Now, with the start of construction on a $133 million tower and other renovations, those students — as well as faculty and other researchers — will gain access to updated teaching and laboratory spaces to accommodate the next generation of chemical education and research.
UW–Madison Chancellor Rebecca Blank, with College of Letters & Science Dean Karl Scholz, chemistry chair Judith Burstyn and chemistry professor and building committee co-chair Robert McMahon, celebrated the formal beginning of construction at a groundbreaking on Friday afternoon, Sept. 14, in front of department members and donors.
“Today is not only a celebration of a new facility, but a celebration of a new future,” Blank said at the event. “A future built upon great teaching, world-class research, and a deep commitment to preparing our students for careers in some of the fastest-growing industries in the world.”
The project is funded with $91 million from the state, with additional funding from the Wisconsin Alumni Research Foundation, the Vilas Trust, the 3M Corporation, university funds and individual donors. The four-year project will be completed in two phases, with renovations slated to finish by early 2022.

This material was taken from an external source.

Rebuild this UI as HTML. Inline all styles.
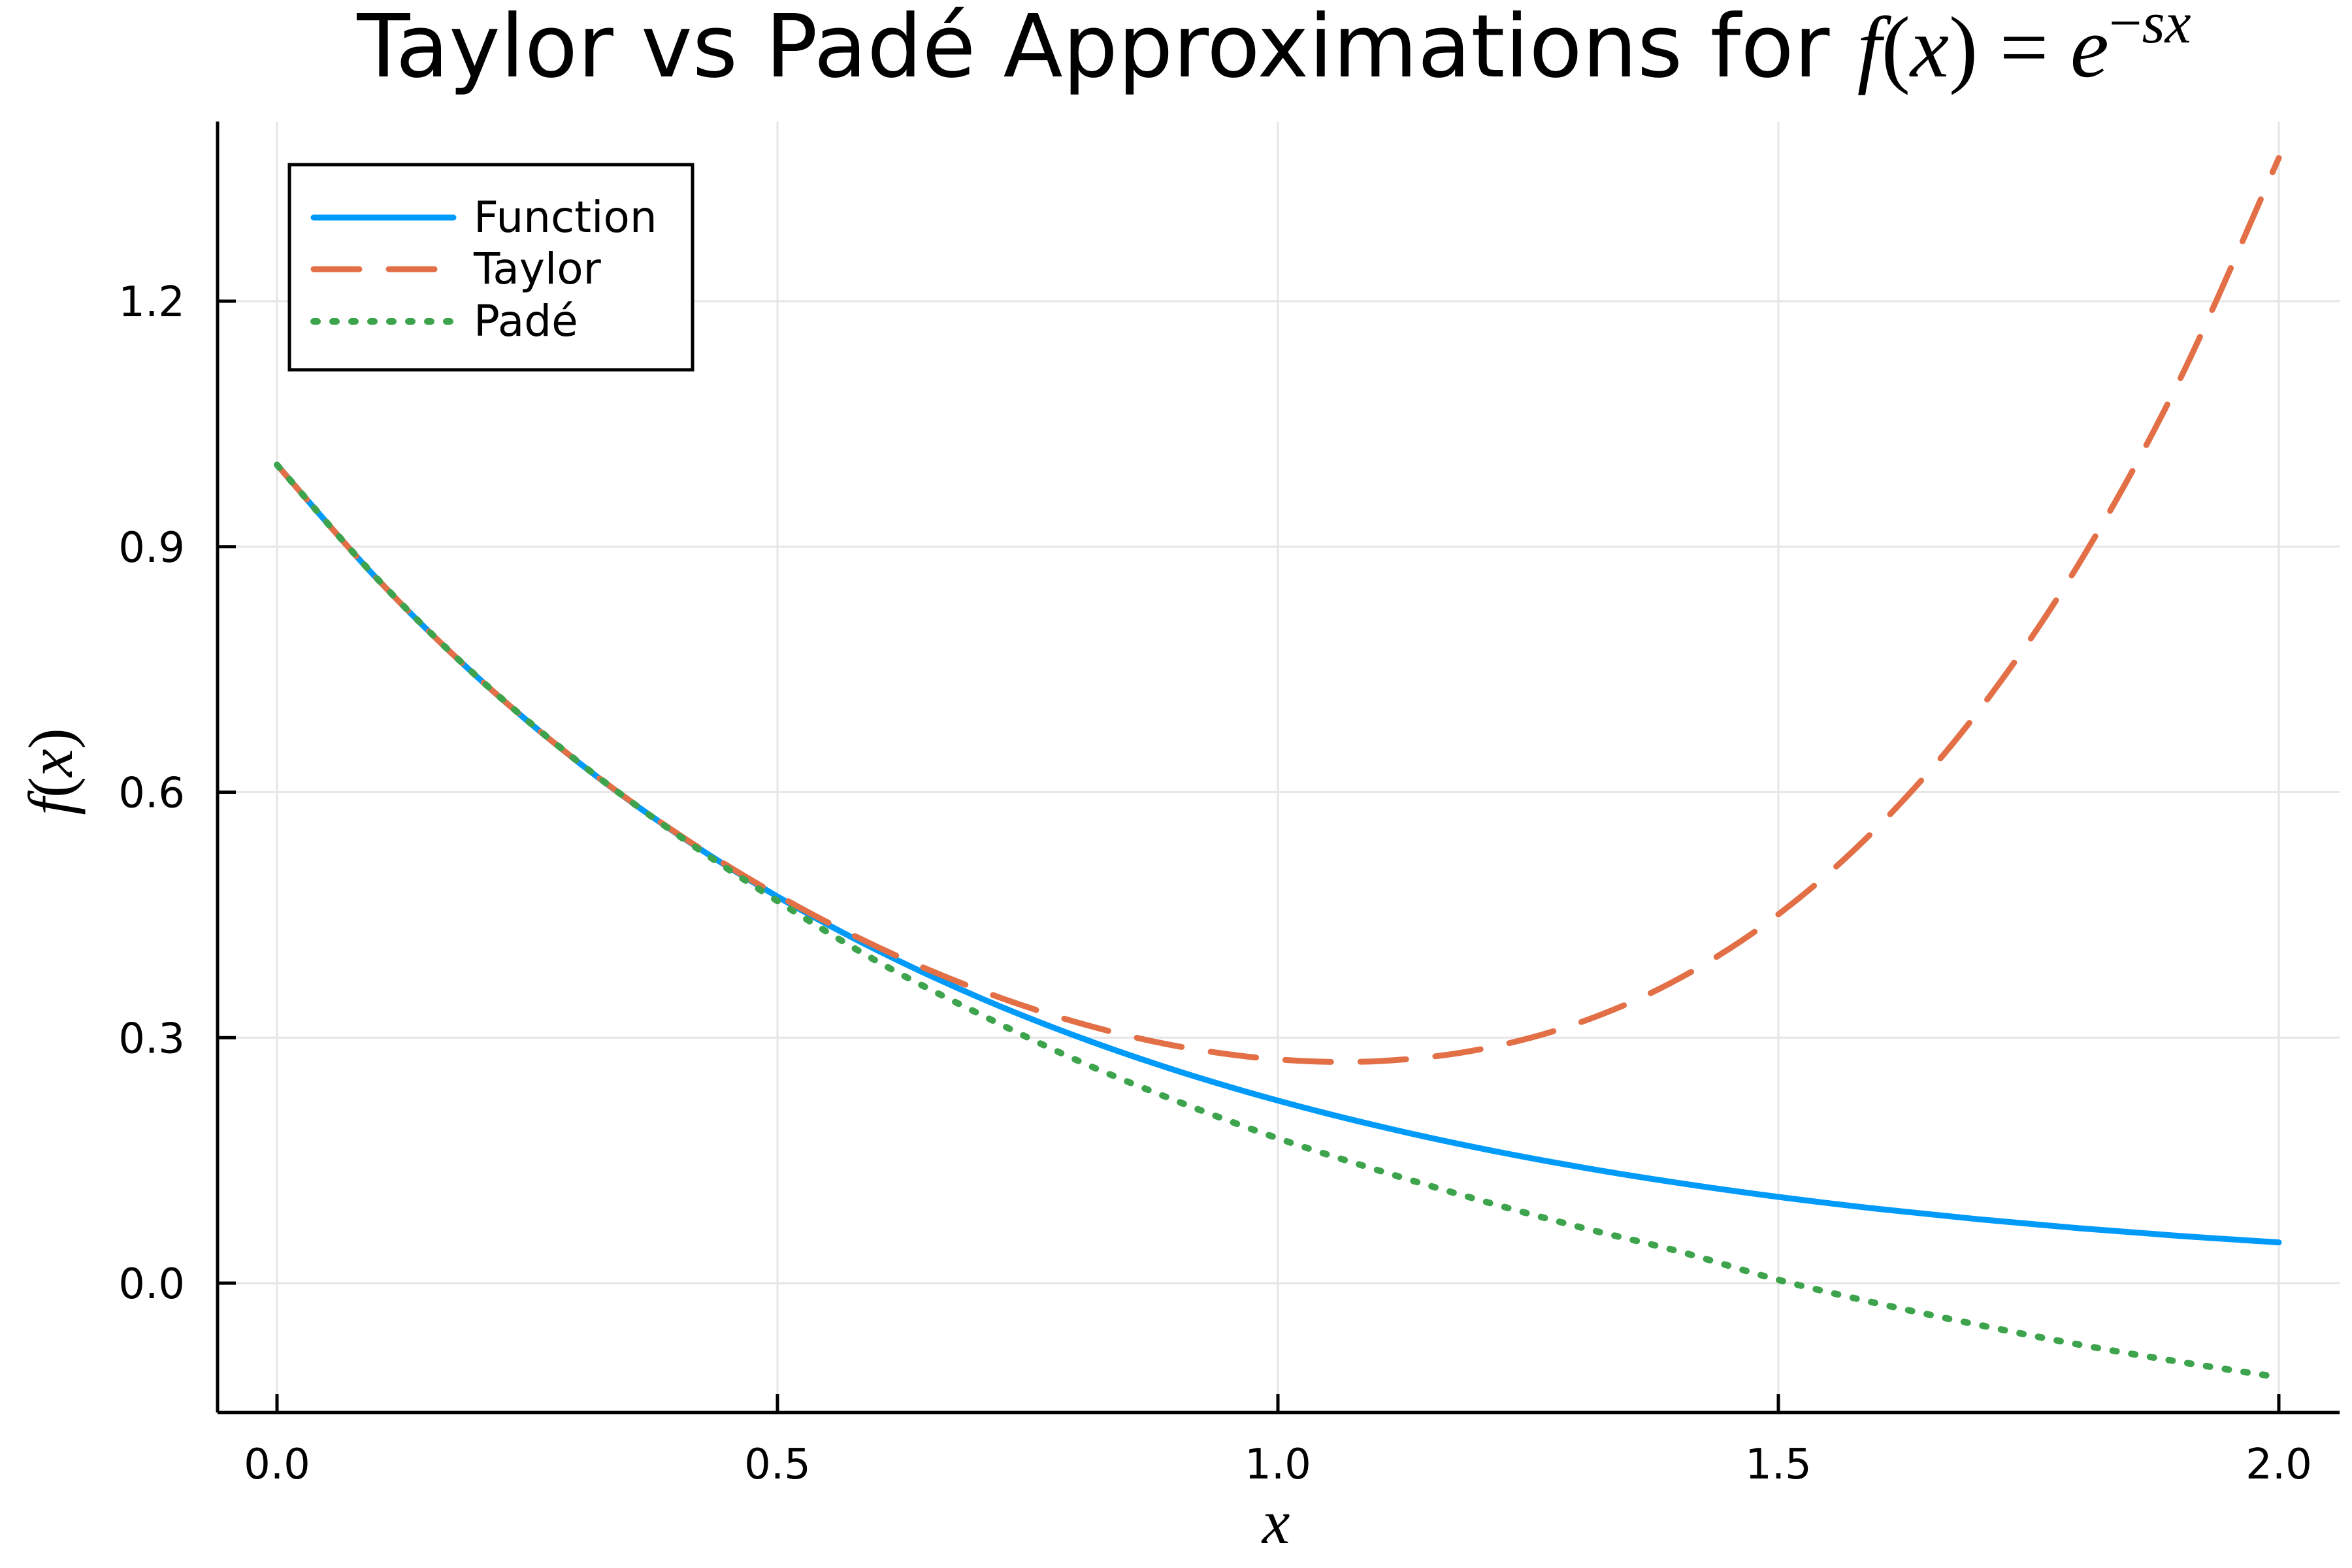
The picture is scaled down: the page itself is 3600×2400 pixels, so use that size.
<!DOCTYPE html>
<html><head><meta charset="utf-8"><style>
html,body{margin:0;padding:0;background:#fff;}
svg{display:block;}
.sans{font-family:"DejaVu Sans","Liberation Sans",sans-serif;}
.serif{font-family:"DejaVu Serif","Liberation Serif",serif;}
</style></head><body>
<svg id="chart" width="3600" height="2400" viewBox="0 0 3600 2400">
<rect width="3600" height="2400" fill="#fff"/>
<g id="grid"></g>
<g id="series"></g>
<g id="axes"></g>
<text class="sans" x="1950" y="117" text-anchor="middle" font-size="133" fill="#000">Taylor vs Padé Approximations for <tspan style="font-family:'Liberation Serif',serif;font-style:italic">f</tspan><tspan style="font-family:'Liberation Serif',serif">(</tspan><tspan style="font-family:'Liberation Serif',serif;font-style:italic">x</tspan><tspan style="font-family:'Liberation Serif',serif">) = </tspan><tspan style="font-family:'Liberation Serif',serif;font-style:italic">e</tspan><tspan style="font-family:'Liberation Serif',serif" font-size="90" dy="-52">−</tspan><tspan style="font-family:'Liberation Serif',serif;font-style:italic" font-size="90">sx</tspan></text>
<text x="1953" y="2362" text-anchor="middle" font-size="96" style="font-family:'Liberation Serif',serif;font-style:italic">x</text>
<text transform="translate(110,1181) rotate(-90)" text-anchor="middle" font-size="96" style="font-family:'Liberation Serif',serif"><tspan style="font-style:italic">f</tspan>(<tspan style="font-style:italic">x</tspan>)</text>
<g>
<rect x="443" y="252" width="617" height="314" fill="#fff" stroke="#000" stroke-width="5"/>
<line x1="480" y1="333" x2="694" y2="333" stroke="#009af9" stroke-width="9" stroke-linecap="round"/>
<text class="sans" x="725" y="355" font-size="66">Function</text>
<line x1="480" y1="412" x2="694" y2="412" stroke="#e26f46" stroke-width="9" stroke-linecap="round" stroke-dasharray="70 45"/>
<text class="sans" x="725" y="434" font-size="66">Taylor</text>
<line x1="480" y1="492" x2="694" y2="492" stroke="#3da44d" stroke-width="10" stroke-linecap="round" stroke-dasharray="6 23"/>
<text class="sans" x="725" y="514" font-size="66">Padé</text>
</g>
</svg>
<script>
const xs = [0,0.1,0.2,0.3,0.4,0.5,0.6,0.7,0.8,0.9,1.0,1.1,1.2,1.3,1.4,1.5,1.6,1.7,1.8,1.9,2.0];
const funcVals = [1,0.8607,0.7408,0.6376,0.5488,0.4724,0.4066,0.3499,0.3012,0.2592,0.2231,0.1921,0.1653,0.1423,0.1225,0.1054,0.0907,0.0781,0.0672,0.0578,0.0498];
const taylorVals = [1,0.8607,0.7408,0.6378,0.5494,0.4741,0.4108,0.3590,0.3184,0.2895,0.2734,0.2713,0.2853,0.3178,0.3717,0.4507,0.5584,0.6992,0.8786,1.1016,1.375];
const padeVals = [1,0.861,0.741,0.638,0.548,0.467,0.393,0.330,0.272,0.222,0.177,0.138,0.102,0.069,0.039,0.004,-0.025,-0.051,-0.075,-0.096,-0.115];
const xTicks = [0,0.5,1.0,1.5,2.0];
const xTickLabels = ["0.0","0.5","1.0","1.5","2.0"];
const yTicks = [0,0.3,0.6,0.9,1.2];
const yTickLabels = ["0.0","0.3","0.6","0.9","1.2"];

const NS='http://www.w3.org/2000/svg';
const L=333,R=3581,T=186,B=2162;
function sx(v){return 424+(v-0)*(3488-424)/2;}
function sy(v){return 1964-v*(1964-461)/1.2;}
function mk(tag,attrs,parent){const e=document.createElementNS(NS,tag);for(const k in attrs)e.setAttribute(k,attrs[k]);parent.appendChild(e);return e;}
const grid=document.getElementById('grid'),axes=document.getElementById('axes'),series=document.getElementById('series');
xTicks.forEach((t,i)=>{
  const g=mk('line',{x1:sx(t),x2:sx(t),y1:T,y2:B,stroke:'#e6e6e6','stroke-width':3},grid);
  
  
  const tk=mk('line',{x1:sx(t),x2:sx(t),y1:B,y2:B-28,stroke:'#000','stroke-width':5},axes);
  
  
  const tx=mk('text',{x:sx(t),y:2263,'text-anchor':'middle','font-size':64,'class':'sans'},axes);
  tx.textContent=xTickLabels[i];
  
  
});
yTicks.forEach((t,i)=>{
  const g=mk('line',{x1:L,x2:R,y1:sy(t),y2:sy(t),stroke:'#e6e6e6','stroke-width':3},grid);
  
  
  const tk=mk('line',{x1:L,x2:L+28,y1:sy(t),y2:sy(t),stroke:'#000','stroke-width':5},axes);
  
  
  const tx=mk('text',{x:283,y:sy(t)+23,'text-anchor':'end','font-size':64,'class':'sans'},axes);
  tx.textContent=yTickLabels[i];
  
  
});
const xa=mk('line',{x1:L,x2:R,y1:B,y2:B,stroke:'#000','stroke-width':5},axes);


const ya=mk('line',{x1:L,x2:L,y1:T,y2:B,stroke:'#000','stroke-width':5},axes);


function pathFor(vals){
  const p=xs.map((x,i)=>[sx(x),sy(vals[i])]);
  let d='M'+p[0][0]+','+p[0][1];
  for(let i=0;i<p.length-1;i++){
    const p0=p[Math.max(0,i-1)],p1=p[i],p2=p[i+1],p3=p[Math.min(p.length-1,i+2)];
    const c1=[p1[0]+(p2[0]-p0[0])/6,p1[1]+(p2[1]-p0[1])/6];
    const c2=[p2[0]-(p3[0]-p1[0])/6,p2[1]-(p3[1]-p1[1])/6];
    d+=' C'+c1+' '+c2+' '+p2;
  }
  return d;
}
const fLine=mk('path',{d:pathFor(funcVals),fill:'none',stroke:'#009af9','stroke-width':9,'stroke-linecap':'round'},series);


const tLine=mk('path',{d:pathFor(taylorVals),fill:'none',stroke:'#e26f46','stroke-width':9,'stroke-linecap':'round','stroke-dasharray':'70 45'},series);


const pLine=mk('path',{d:pathFor(padeVals),fill:'none',stroke:'#3da44d','stroke-width':10,'stroke-linecap':'round','stroke-dasharray':'6 23'},series);


</script>
</body></html>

Blank spoke about the special emphasis on teaching, with a new nine-story tower along University Avenue largely dedicated to new lecture halls, teaching laboratories and areas for group work. That space, which is now officially under construction, will support a growing contingent of students in engineering, health professions and other scientific fields and relieve pressure on existing facilities.
The second phase of construction, beginning in 2021, will remodel parts of the Daniels wing of the building, adding additional teaching labs. Important ventilation and fire-control systems will also be renovated to improve safety.
After years of growth, general chemistry has been the university’s highest-enrolled class since 2006. This fall, more than 2,200 students are enrolled, and due to space constraints, undergraduate labs currently run from 7:45 in the morning to 9:45 at night. These courses can be bottlenecks for students, limiting both timely graduation and the ability for the university to increase enrollment.
“With this new facility, we enlarge opportunity for all of our students,” Scholz said in his remarks. “This new building will help students inspire and help students dream.”
New classrooms were designed with the UW–Madison REACH initiative in mind. This program aims to improve student experiences in high-enrollment lecture courses by emphasizing active learning techniques like small-group work. Flexible seating in the new classrooms will help students team up, while spaces adjacent to labs will let students collaborate when analyzing lab experiences. In 2016, general chemistry instructors began overhauling the two largest lecture courses to promote active learning.
“Our students are going to benefit from the fact that we’ve been thinking about curriculum changes while designing the new addition,” says McMahon, who has helped oversee the Chemistry Building renovations since the earliest planning in the late 1990s.
The original buildings were constructed in 1962 and 1965, and most of the teaching laboratories and lecture halls have not been updated in the half-century since. Shain Tower, named for former department chair and chancellor Irving Shain, opened in 2000 with 20 research modules for faculty, graduate students and other researchers.
Friday’s ceremony took place exactly 20 years after the groundbreaking for Shain Tower.
The current building project began in 1996 when faculty forecasted the need for additional teaching laboratory space. The university acquired the land necessary for new construction in 2009. The UW System included the project in its 2013 capital budget request, but the legislature did not approve the request until 2015, providing 80 percent of the funds. Fundraising has since covered the remaining cost. Miron Construction of Neenah is the lead contractor, with additional work provided by other firms headquartered around Wisconsin.
Preliminary utility work in support of the building project began in late August along Charter Street, which will have intermittent lane closures through the end of the year.